Contra lo que se ha dicho en multitud de ocasiones, el arresto no colisionaba con las normas penales judías porque se llevara a cabo de noche, ni tampoco porque se valiera para su realización de un informador. Éste, desde luego, era esencial para poder identificar a Jesús. Muy posiblemente, Judas había llevado a la guardia del Templo hasta la casa donde se encontraba el cenáculo y, al no encontrar allí a Jesús, los había conducido a Getsemaní. El Monte de los olivos estaba lleno de peregrinos que habían subido a Jerusalén para celebrar la fiesta y la noche aún dificultaba más la localización de cualquier persona. Judas era, por lo tanto, la clave para solventar aquellos dos inconvenientes. Según había indicado a sus pagadores, la señal que utilizaría para indicar quién era Jesús sería un beso (Mateo 26, 48; Marcos 14, 44).

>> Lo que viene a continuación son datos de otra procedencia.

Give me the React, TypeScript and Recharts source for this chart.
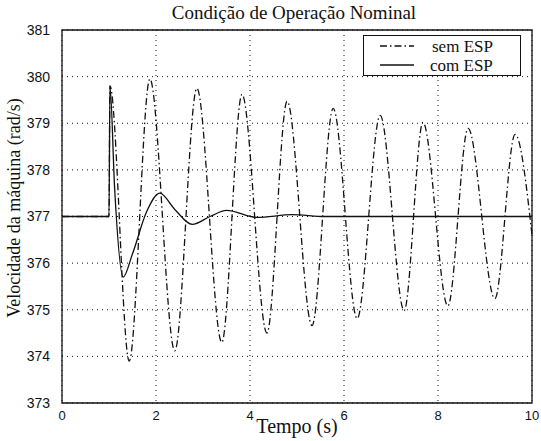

No debió ser difícil dar con Jesús. Tampoco lo fue hacerse con él. Como se había convenido, Judas se acercó hasta él, lo saludó y lo besó (Mateo 26, 49; Lucas 22, 47; Marcos 14, 45). Jesús no mostró el menor resentimiento, la menor agresividad, la menor amargura hacia el traidor. Por el contrario, según relata la fuente mateana, al mismo tiempo que le preguntaba si iba a entregarle con un beso, le llamó “amigo” (Mateo 26, 50). Es muy posible que aquella palabra causara alguna impresión en Judas. En cualquier caso, Jesús, como el siervo-mesías del que había escrito el profeta Isaías, no opuso resistencia alguna (Isaías 53, 7). Tampoco permitió que la presentaran sus seguidores. Así, ordenó a Pedro, que había herido a Malco, que envainara su espada (Juan 18, 10-12) e indicó que todo aquello no era sino el cumplimiento de las Escrituras (Mateo 26, 52-6; Marcos 14, 48-9). En ese momento, todos sus discípulos, quizá por primera vez conscientes de lo que su Maestro llevaba anunciándoles durante tanto tiempo, huyeron despavoridos.